If speaking is something you do naturally, using VRS can probably save you some time. You can make it your primary input mode or simply use it as one of your weapons against working late nights. And if you spend a little time using the power user tips and tricks below, you should be able to enjoy significantly more daylight hours.
Power user tips and tricks
- Use the Analyze My Documents feature to help the software learn the words and phrases you use most frequently.
- Use the phonetic alphabet on the Quick Reference Card to improve accuracy when dictating proper names, acronyms, or words that the software might not recognize.
- To distinguish between dictated text and commands, speak commands forcefully—as if you’re teaching a dog to do a trick. For example, say “go to sleep,” with only short pauses between the words, to set the microphone to sleep mode. On the other hand, say “go to sleep” using your natural speech pattern if you want the words to appear as text in a document.
- The more naturally you dictate, the better your accuracy will be. Dictate documents as if speaking to a person. Enunciate well, but keep speaking with your natural cadence.
- Learn how to make macros for dictation and command control.
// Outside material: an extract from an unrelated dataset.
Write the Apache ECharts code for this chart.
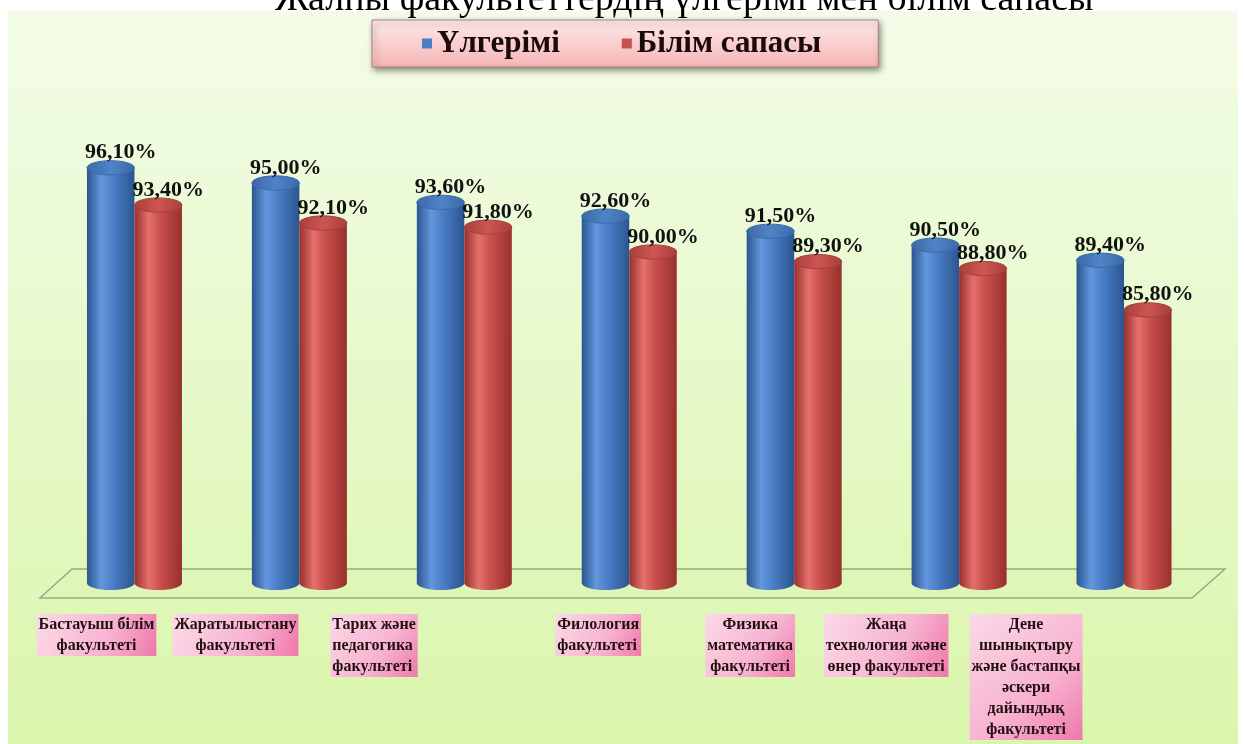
<!DOCTYPE html>
<html>
<head>
<meta charset="utf-8">
<script src="https://cdn.jsdelivr.net/npm/echarts@6/dist/echarts.min.js"></script>
<style>
html,body{margin:0;padding:0;background:#fff;}
#main{width:1244px;height:744px;}
</style>
</head>
<body>
<div id="main"></div>
<script>
// ---- data ----
const titleText = 'Жалпы факультеттердің үлгерімі мен білім сапасы';
const seriesNames = ['Үлгерімі', 'Білім сапасы'];
const categories = [
  'Бастауыш білім\nфакультеті',
  'Жаратылыстану\nфакультеті',
  'Тарих және\nпедагогика\nфакультеті',
  'Филология\nфакультеті',
  'Физика\nматематика\nфакультеті',
  'Жаңа\nтехнология және\nөнер факультеті',
  'Дене\nшынықтыру\nжәне бастапқы\nәскери\nдайындық\nфакультеті'
];
const ulgerimi = [96.1, 95.0, 93.6, 92.6, 91.5, 90.5, 89.4];
const bilimSapasy = [93.4, 92.1, 91.8, 90.0, 89.3, 88.8, 85.8];

// ---- layout / style (not data) ----
const Y_MIN = 66, Y_MAX = 100;
const labelShift = [-38, -64, -134, -74, -44, -73, -98];
const labelAlign = ['center', 'center', 'left', 'left', 'center', 'center', 'center'];
const serif = '"Liberation Serif", "DejaVu Serif", serif';

const palettes = [
  {dark: '#2b5590', light: '#6396dc', mid: '#4a7ec6', top: '#4f83c9', rim: '#3b69a6'},
  {dark: '#98302d', light: '#e5706b', mid: '#c8504c', top: '#cd5652', rim: '#a83f3b'}
];

function fmt(v) { return v.toFixed(2).replace('.', ',') + '%'; }

function cylinderRenderer(side, pal) {
  return function (params, api) {
    const idx = api.value(0), val = api.value(1);
    const top = api.coord([idx, val]);
    const base = api.coord([idx, Y_MIN]);
    const band = api.size([1, 0])[0];
    const w = band * 0.288;
    const cx = top[0] + side * w / 2;
    const ry = w * 0.15;
    const body = new echarts.graphic.LinearGradient(0, 0, 1, 0, [
      {offset: 0, color: pal.dark},
      {offset: 0.3, color: pal.light},
      {offset: 0.55, color: pal.mid},
      {offset: 1, color: pal.dark}
    ]);
    return {
      type: 'group',
      children: [
        {type: 'ellipse', shape: {cx: cx, cy: base[1], rx: w / 2, ry: ry}, style: {fill: body}},
        {type: 'rect', shape: {x: cx - w / 2, y: top[1], width: w, height: base[1] - top[1]}, style: {fill: body}},
        {type: 'ellipse', shape: {cx: cx, cy: top[1], rx: w / 2, ry: ry},
          style: {fill: new echarts.graphic.LinearGradient(0, 0, 1, 0, [
            {offset: 0, color: pal.rim}, {offset: 0.5, color: pal.top}, {offset: 1, color: pal.rim}
          ]), stroke: pal.rim, lineWidth: 1}},
        {type: 'text', x: cx + 10, y: top[1] - ry + 3,
          style: {text: fmt(val), fill: '#111', font: 'bold 22px ' + serif, align: 'center', verticalAlign: 'bottom'}}
      ]
    };
  };
}

function labelRenderer(params, api) {
  const idx = api.value(0);
  const base = api.coord([idx, Y_MIN]);
  return {
    type: 'text',
    x: base[0] + labelShift[idx],
    y: base[1] + 31,
    style: {
      text: categories[idx],
      font: 'bold 16px ' + serif,
      lineHeight: 21,
      fill: '#241010',
      align: labelAlign[idx],
      verticalAlign: 'top',
      padding: [0, 2, 0, 2],
      backgroundColor: new echarts.graphic.LinearGradient(0, 0, 1, 1, [
        {offset: 0, color: '#fbd9e8'},
        {offset: 0.6, color: '#f7b3d0'},
        {offset: 1, color: '#ef78ac'}
      ])
    }
  };
}

const chart = echarts.init(document.getElementById('main'), null, {renderer: 'canvas'});
chart.setOption({
  backgroundColor: '#ffffff',
  animation: false,
  title: {
    text: titleText, left: 270, top: -24,
    textStyle: {fontFamily: serif, fontSize: 38, fontWeight: 'normal', color: '#000'}
  },
  legend: {
    data: seriesNames,
    left: 372, top: 20,
    padding: [8, 57, 8, 50],
    itemWidth: 10, itemHeight: 10, itemGap: 62,
    icon: 'rect',
    backgroundColor: new echarts.graphic.LinearGradient(0, 0, 0, 1, [
      {offset: 0, color: '#fdeaea'}, {offset: 1, color: '#f6b4b4'}
    ]),
    borderColor: '#a88080', borderWidth: 1,
    shadowBlur: 6, shadowColor: 'rgba(0,0,0,0.45)', shadowOffsetX: 2, shadowOffsetY: 3,
    textStyle: {fontFamily: serif, fontSize: 31, fontWeight: 'bold', color: '#1a0a0a'}
  },
  graphic: [
    {type: 'rect', z: -10, silent: true, shape: {x: 8, y: 11, width: 1230, height: 733},
      style: {fill: new echarts.graphic.LinearGradient(0, 0, 0, 1, [
        {offset: 0, color: '#f3fce8'}, {offset: 1, color: '#daf6ac'}
      ])}},
    {type: 'polygon', z: -5, silent: true,
      shape: {points: [[72, 569], [1225, 569], [1192, 598], [40, 598]]},
      style: {fill: 'rgba(220,245,180,0.4)', stroke: '#98ab88', lineWidth: 1.5}}
  ],
  grid: {left: 52, right: 37.5, top: 114, bottom: 161},
  xAxis: {type: 'category', data: categories, show: false},
  yAxis: {type: 'value', min: Y_MIN, max: Y_MAX, show: false},
  series: [
    {name: seriesNames[0], type: 'custom', itemStyle: {color: '#4a7ec6'},
      renderItem: cylinderRenderer(-1, palettes[0]),
      data: ulgerimi.map((v, i) => [i, v])},
    {name: seriesNames[1], type: 'custom', itemStyle: {color: '#c8504c'},
      renderItem: cylinderRenderer(1, palettes[1]),
      data: bilimSapasy.map((v, i) => [i, v])},
    {name: 'labels', type: 'custom', silent: true,
      renderItem: labelRenderer,
      data: categories.map((c, i) => [i, Y_MIN])}
  ]
});
</script>
</body>
</html>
If you have a standard closing in typed letters and e-mails, you’ll be able to say, “Standard closing,” and the software will know what you mean.
- If you’re working in a new environment—from a home office or on the floor of a noisy trade show—take the time to run a new Audio Setup. The software will be better able to ignore background noise.
- Resist the urge to correct errors using the keyboard and mouse. Use the software to correct mistakes so that it can learn and continually improve its accuracy.